If you can agree, I would greatly appreciate your subscribing to his web site with email to “Michael Shellenberger” <michaelshellenberger@gmail.com> to thank him for his exceptionally outstanding pro-nuclear energy work on behalf of humans everywhere, and to mention that you are participating in Las Vegas Colonel Bob Frank’s NevadansCAN Energy Security Action Committee who are seeking ways to team up with all pro-nuclear energy organizations . For best results, recommend you keep your comments short and memorable. Michael is very busy.
Here is a quote from the first link to whet your appetite for more info:
“How Green New Deals Fail
In 2003 I co-founded a progressive Democratic, labor-environment push for a Green New Deal. We called ours a “new Apollo project,” after the 1969 moonshot.
But it was the same green agenda of advocating taxpayer money — we asked for $300 billion — for efficiency and renewables.
By 2007 our efforts paid off when then-candidate Barack Obama picked up our proposal and ran with it. Between 2009 and 2015, the U.S. government spent about $150 billion on our Green New Deal, nearly half of which went to renewables.
An appallingly large sum — $24 billion — was spent on biofuels, even though everyone knew that they pollute more than fossil fuels. Now we know they also destroy rainforests.
Twice as much money was spent weatherizing homes as was saved. The episode disproved the widely parroted myth that efficiency investments always “pay for themselves.”

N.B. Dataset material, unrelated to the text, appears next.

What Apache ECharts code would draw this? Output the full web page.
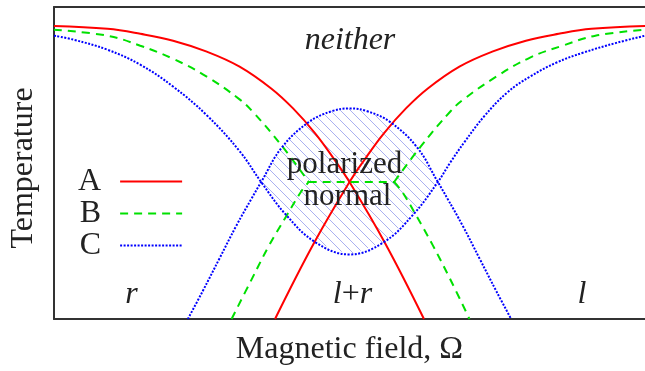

Determined to learn nothing from history, Green New Dealers are now proposing to spend taxpayer dollars weatherizing every building in America.
Germany spent $580 billion on renewables and its emissions have been flat for a decade. And all of that unreliable solar and wind has made Germany’s electricity the second most expensive in Europe.
Emissions in California rose after it closed one nuclear plant and will rise again if closes another. To the extent its emissions declined it was from the replacement of electricity from coal with electricity from cheaper and cleaner natural gas.